Lula confundiu todos os tempos. Dois golpes rondam o Brasil. Um precisa ser esclarecido, o outro tem que ser lembrado. E há um fio que liga os dois eventos. O ex-presidente Jair Bolsonaro defendeu a ditadura militar, mandou os quartéis comemorarem a data, inspirou seus seguidores a pedirem nas ruas um novo AI-5, homenageou torturadores, atraiu lideranças militares para um assalto às instituições. Desta forma foi preparado o atentado de 8 de janeiro com o objetivo de impedir que o presidente Lula assumisse. Lula, justo ele, não pode pedir que o país não se lembre.
No país dos esquecimentos, a ideia de Lula tem sido defendida por muita gente. A tese é de que os militares poderiam ficar melindrados, já que eles não vão comemorar o 31 de Março, e caberia ao poder civil não lembrar o que houve. E, que, com a possibilidade de punição dos agentes da intentona recente, melhor esquecer o golpe que durante 21 anos vitimou a democracia brasileira.
É uma estranha distorção da realidade. Exatamente pelo que acabou de acontecer é preciso refletir muito mais sobre a recorrente intervenção dos militares na vida brasileira. Porque houve uma ameaça concreta de repetição da História é essencial fortalecer a democracia lembrando o horror que foram aqueles 21 anos. Os jovens que não viveram precisam saber, os mais velhos precisam lembrar. Nenhum país vira as costas para a própria História, sem o risco de cair no mesmo erro.

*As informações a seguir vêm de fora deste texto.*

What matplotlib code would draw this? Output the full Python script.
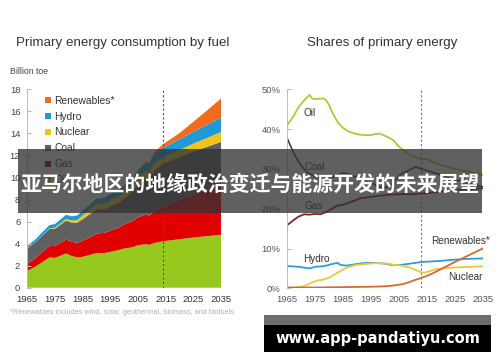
import matplotlib
matplotlib.use("Agg")
import matplotlib.pyplot as plt
from matplotlib.patches import Rectangle, Patch

# ---------------- data: left chart (billion toe) ----------------
years_l = [1965, 1968, 1970, 1973, 1975, 1979, 1981, 1983, 1985, 1988, 1990, 1993,
           1995, 1998, 2000, 2003, 2005, 2008, 2009, 2011, 2014, 2020, 2025, 2030, 2035]
oil = [1.53, 1.92, 2.25, 2.75, 2.70, 3.11, 2.88, 2.76, 2.80, 3.00, 3.15, 3.15,
       3.25, 3.42, 3.55, 3.67, 3.86, 3.95, 3.88, 4.06, 4.21, 4.40, 4.55, 4.68, 4.80]
gas = [0.63, 0.78, 0.89, 1.03, 1.08, 1.26, 1.28, 1.31, 1.45, 1.62, 1.77, 1.83,
       1.92, 2.02, 2.18, 2.36, 2.51, 2.71, 2.66, 2.92, 3.15, 3.55, 3.90, 4.25, 4.60]
coal = [1.41, 1.45, 1.49, 1.55, 1.57, 1.72, 1.75, 1.83, 1.97, 2.13, 2.20, 2.15,
        2.22, 2.25, 2.36, 2.70, 2.96, 3.33, 3.30, 3.72, 3.88, 3.92, 3.90, 3.86, 3.82]
nuclear = [0.01, 0.01, 0.02, 0.05, 0.09, 0.15, 0.19, 0.23, 0.33, 0.42, 0.45, 0.50,
           0.53, 0.56, 0.58, 0.60, 0.63, 0.62, 0.61, 0.60, 0.57, 0.63, 0.72, 0.80, 0.90]
hydro = [0.21, 0.24, 0.27, 0.30, 0.33, 0.37, 0.38, 0.41, 0.43, 0.46, 0.49, 0.53,
         0.56, 0.58, 0.60, 0.61, 0.66, 0.72, 0.74, 0.80, 0.88, 0.97, 1.08, 1.20, 1.30]
renew = [0.00, 0.00, 0.00, 0.00, 0.01, 0.01, 0.01, 0.01, 0.02, 0.02, 0.03, 0.03,
         0.04, 0.04, 0.05, 0.06, 0.08, 0.12, 0.14, 0.20, 0.32, 0.55, 0.90, 1.30, 1.75]
fuel_names = ["Oil", "Gas", "Coal", "Nuclear", "Hydro", "Renewables*"]
fuel_colors = ["#96C81E", "#E00000", "#606060", "#F0C419", "#1F9AD6", "#F26B1D"]
legend_colors = ["#96C81E", "#8B0000", "#606060", "#F0C419", "#1F9AD6", "#F26B1D"]

# ---------------- data: right chart (shares, %) ----------------
oil_y = [1965, 1967, 1969, 1971, 1973, 1974, 1976, 1978, 1979, 1980, 1981, 1983, 1985,
         1987, 1989, 1991, 1993, 1995, 1996, 1998, 1999, 2001, 2003, 2005, 2007, 2009,
         2011, 2013, 2015, 2017, 2020, 2025, 2030, 2035]
oil_s = [41.0, 43.0, 45.5, 47.2, 48.6, 47.6, 47.6, 47.7, 47.2, 46.0, 44.3, 41.8, 40.3,
         39.4, 38.9, 38.6, 38.5, 38.5, 38.7, 38.9, 38.6, 38.0, 37.2, 35.6, 34.5, 33.5,
         33.0, 32.4, 32.5, 31.8, 31.0, 30.0, 29.2, 28.5]
coal_y = [1965, 1966, 1968, 1970, 1972, 1975, 1978, 1980, 1982, 1985, 1988, 1990, 1993,
          1995, 1998, 2000, 2002, 2004, 2006, 2008, 2011, 2013, 2015, 2020, 2025, 2030, 2035]
coal_s = [37.7, 36.0, 33.0, 30.8, 29.2, 28.0, 27.5, 27.5, 28.2, 29.0, 28.5, 27.8, 27.0,
          26.5, 25.5, 25.3, 25.8, 27.5, 28.8, 29.5, 30.5, 30.0, 29.6, 28.5, 27.3, 26.3, 25.5]
gas_y = [1965, 1967, 1969, 1971, 1973, 1975, 1977, 1979, 1981, 1983, 1985, 1987, 1989,
         1991, 1993, 1995, 1997, 1999, 2001, 2003, 2005, 2007, 2009, 2011, 2013, 2020,
         2025, 2030, 2035]
gas_s = [15.9, 17.0, 18.0, 18.6, 18.5, 18.7, 18.6, 19.2, 20.0, 20.8, 21.0, 21.5, 22.0,
         22.6, 22.8, 23.0, 23.2, 23.3, 23.5, 23.6, 23.6, 23.7, 23.6, 23.7, 23.8, 24.3,
         24.6, 24.9, 25.1]
hydro_y = [1965, 1967, 1969, 1971, 1973, 1975, 1977, 1979, 1981, 1983, 1984, 1986, 1988,
           1990, 1992, 1994, 1996, 1998, 2000, 2002, 2004, 2006, 2008, 2010, 2013, 2020,
           2025, 2030, 2035]
hydro_s = [5.6, 5.5, 5.4, 5.2, 5.0, 5.4, 5.5, 5.7, 6.1, 6.4, 5.9, 5.7, 5.9,
           6.1, 6.3, 6.4, 6.4, 6.3, 6.2, 5.9, 5.8, 5.9, 6.1, 6.3, 6.6, 6.9,
           7.2, 7.4, 7.5]
nuc_y = [1965, 1968, 1970, 1972, 1974, 1976, 1978, 1980, 1982, 1984, 1986, 1988, 1990,
         1993, 1996, 1999, 2001, 2003, 2005, 2007, 2009, 2011, 2013, 2014, 2016, 2018,
         2022, 2027, 2035]
nuc_s = [0.1, 0.2, 0.4, 0.8, 1.5, 2.0, 2.2, 2.7, 3.5, 4.3, 5.1, 5.6, 5.9,
         6.1, 6.3, 6.3, 6.2, 5.9, 5.8, 5.5, 5.2, 4.6, 4.0, 3.9, 4.3, 4.8,
         5.1, 5.3, 5.5]
ren_y = [1965, 1975, 1985, 1995, 2000, 2003, 2006, 2008, 2010, 2013, 2016, 2020, 2025,
         2030, 2035]
ren_s = [0.2, 0.2, 0.3, 0.4, 0.5, 0.7, 1.0, 1.4, 1.9, 2.6, 3.4, 4.8, 6.6, 8.3, 10.0]

x_ticks = [1965, 1975, 1985, 1995, 2005, 2015, 2025, 2035]
left_yticks = [0, 2, 4, 6, 8, 10, 12, 14, 16, 18]
right_yticks = [0, 10, 20, 30, 40, 50]
right_ylabels = ["0%", "10%", "20%", "30%", "40%", "50%"]

banner_text = "亚马尔地区的地缘政治变迁与能源开发的未来展望"
watermark_text = "www.app-pandatiyu.com"

# ---------------- figure ----------------
W, H = 500, 362
fig = plt.figure(figsize=(5, 3.62), dpi=100)
plt.rcParams['font.family'] = ['Liberation Sans', 'DejaVu Sans']

def fx(px):
    return px / W

def fy(py):
    return 1 - py / H

# left axes
axL = fig.add_axes([fx(27.3), fy(287.7), fx(221 - 27.3), (287.7 - 89.3) / H])
axL.stackplot(years_l, oil, gas, coal, nuclear, hydro, renew,
              colors=fuel_colors, linewidth=0)
axL.set_xlim(1965, 2035)
axL.set_ylim(0, 18)
axL.axvline(2014, color="#555555", lw=0.8, ls=(0, (2, 2)), zorder=5)
for s in ["top", "right", "bottom"]:
    axL.spines[s].set_visible(False)
axL.spines["left"].set_color("#bbbbbb")
axL.spines["left"].set_linewidth(0.7)
axL.set_yticks(left_yticks)
axL.set_xticks(x_ticks)
axL.tick_params(axis="y", direction="in", length=3, color="#bbbbbb",
                labelsize=6.8, labelcolor="#444444", pad=5)
axL.tick_params(axis="x", length=0, labelsize=6.8, labelcolor="#333333", pad=5)
handles = [Patch(facecolor=c, edgecolor="none") for c in legend_colors][::-1]
axL.legend(handles, fuel_names[::-1], loc="upper left", bbox_to_anchor=(0.045, 1.015),
           frameon=False, fontsize=7.4, handlelength=0.55, handleheight=0.55,
           handletextpad=0.35, labelspacing=0.58, labelcolor="#333333")

# right axes
axR = fig.add_axes([fx(287.3), fy(288.3), fx(482.7 - 287.3), (288.3 - 89.3) / H])
axR.plot(oil_y, oil_s, color="#AFC93A", lw=1.3)
axR.plot(coal_y, coal_s, color="#333333", lw=1.1)
axR.plot(gas_y, gas_s, color="#8B2020", lw=1.3)
axR.plot(hydro_y, hydro_s, color="#2A9FD0", lw=1.3)
axR.plot(nuc_y, nuc_s, color="#EBC83C", lw=1.3)
axR.plot(ren_y, ren_s, color="#D9692B", lw=1.3)
axR.set_xlim(1965, 2035)
axR.set_ylim(0, 50)
axR.axvline(2013, color="#777777", lw=0.8, ls=(0, (2, 2)), zorder=0)
for s in ["top", "right", "bottom"]:
    axR.spines[s].set_visible(False)
axR.spines["left"].set_color("#bbbbbb")
axR.spines["left"].set_linewidth(0.7)
axR.set_yticks(right_yticks)
axR.set_yticklabels(right_ylabels)
axR.set_xticks(x_ticks)
axR.tick_params(axis="y", direction="in", length=3, color="#bbbbbb",
                labelsize=6.8, labelcolor="#555555", pad=5)
axR.tick_params(axis="x", length=0, labelsize=6.8, labelcolor="#555555", pad=5)
lab_kw = dict(fontsize=7.2, color="#333333", ha="center", va="center")
axR.text(1973.1, 44.0, "Oil", **lab_kw)
axR.text(1974.9, 30.4, "Coal", **lab_kw)
axR.text(1974.3, 20.8, "Gas", **lab_kw)
axR.text(1975.5, 7.4, "Hydro", **lab_kw)
axR.text(2027.2, 11.9, "Renewables*", **lab_kw)
axR.text(2028.6, 2.8, "Nuclear", **lab_kw)

# titles and notes
fig.text(fx(16), fy(43), "Primary energy consumption by fuel", fontsize=9.6,
         color="#333333", va="center", ha="left")
fig.text(fx(382), fy(43), "Shares of primary energy", fontsize=9.6,
         color="#333333", va="center", ha="center")
fig.text(fx(10), fy(72), "Billion toe", fontsize=6.3, color="#444444", va="center")
fig.text(fx(10), fy(313), "*Renewables includes wind, solar, geothermal, biomass, and biofuels",
         fontsize=5.3, color="#b0b0b0", va="center")

# banner overlay
fig.patches.append(Rectangle((fx(18), fy(213)), fx(482 - 18), (213 - 149) / H,
                             transform=fig.transFigure, facecolor="#333333",
                             alpha=0.78, edgecolor="none", zorder=10))
fig.text(fx(20), fy(184), banner_text, fontsize=15, fontweight="bold", color="white",
         va="center", ha="left", family=["Noto Sans CJK SC", "DejaVu Sans"], zorder=11)

# watermark
fig.patches.append(Rectangle((fx(264), fy(325)), fx(491 - 264), 10 / H,
                             transform=fig.transFigure, facecolor="#6e6e6e",
                             edgecolor="none", zorder=10))
fig.patches.append(Rectangle((fx(264), fy(352)), fx(491 - 264), 27 / H,
                             transform=fig.transFigure, facecolor="black",
                             edgecolor="none", zorder=10))
fig.text(fx(377.5), fy(338.5), watermark_text, fontsize=10.5, fontweight="bold",
         color="white", va="center", ha="center", family=["DejaVu Sans"], zorder=11)

fig.savefig("out.png", dpi=100)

Clarice venceu aquele julgamento de 2017 e a Corte Interamericana de Direitos Humanos determinou que o Estado brasileiro julgasse e condenasse os responsáveis pela tortura e morte de Vladimir Herzog.
Naquela tarde, no tribunal, Clarice lembrou a saga de dona Zora, mãe do Vlado. “Eles eram judeus. Ela pegou todas as suas joias e entregou a um homem, um alemão que disse que a ajudaria a fugir da Iugoslávia com seu marido e filho. Mas o homem os deixou num hotelzinho e sumiu. A família teve que atravessar a fronteira a pé, ela com o filho nos braços.” Dona Zora chegou a uma conclusão trágica em outubro de 1975. “Salvei meu filho dos nazistas para ele morrer aqui”. Há no nosso passado histórias muito dolorosas. “Lembrar é construir valores para o futuro”.